Interest Only
An interest-only loan is a flexible mortgage option that allows borrowers to pay only the interest portion of their loan for a specified initial period, typically 5 to 10 years. During this time, monthly payments are lower because no principal balance is being reduced. After the interest-only period ends, the loan converts to a traditional structure where both principal and interest are paid.
At West Capital Lending Inc., we help clients determine whether an interest-only mortgage aligns with their financial strategy. This type of loan is often beneficial for high-income earners, self-employed borrowers, or real estate investors who expect increased income in the future or plan to sell or refinance before the principal repayment phase begins.
One of the key advantages of an interest-only loan is improved short-term cash flow. Lower initial payments can free up capital for investments, business growth, or other financial opportunities. This makes it particularly attractive for individuals with fluctuating income or those focused on strategic financial planning.

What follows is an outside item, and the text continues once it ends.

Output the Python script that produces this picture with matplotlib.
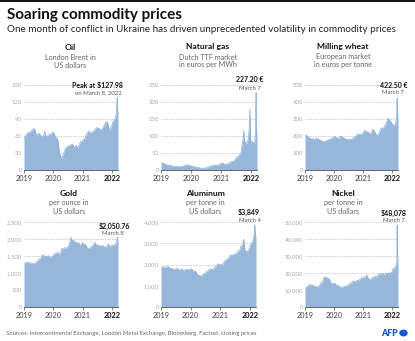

However, it’s important to understand that once the interest-only period ends, monthly payments can increase significantly. Because the principal has not been reduced, borrowers must be prepared for higher payments later or have a clear exit strategy.
If you are financially disciplined and seeking short-term payment flexibility, an interest-only loan may be a powerful solution. Our team provides detailed guidance to ensure you fully understand the structure, risks, and long-term implications before moving forward.
How long does the interest-only period last?
Typically between 5 and 10 years, depending on the loan terms.
What happens after the interest-only period ends?
The loan converts to a traditional repayment structure where both principal and interest are due.
Are monthly payments lower at the beginning?
Yes, because you are only paying interest during the initial period.
Who benefits most from this loan type?
High-income earners, investors, or borrowers with variable income.
Is this loan riskier than a traditional mortgage?
It can be if you’re not prepared for higher payments later. Proper financial planning is essential.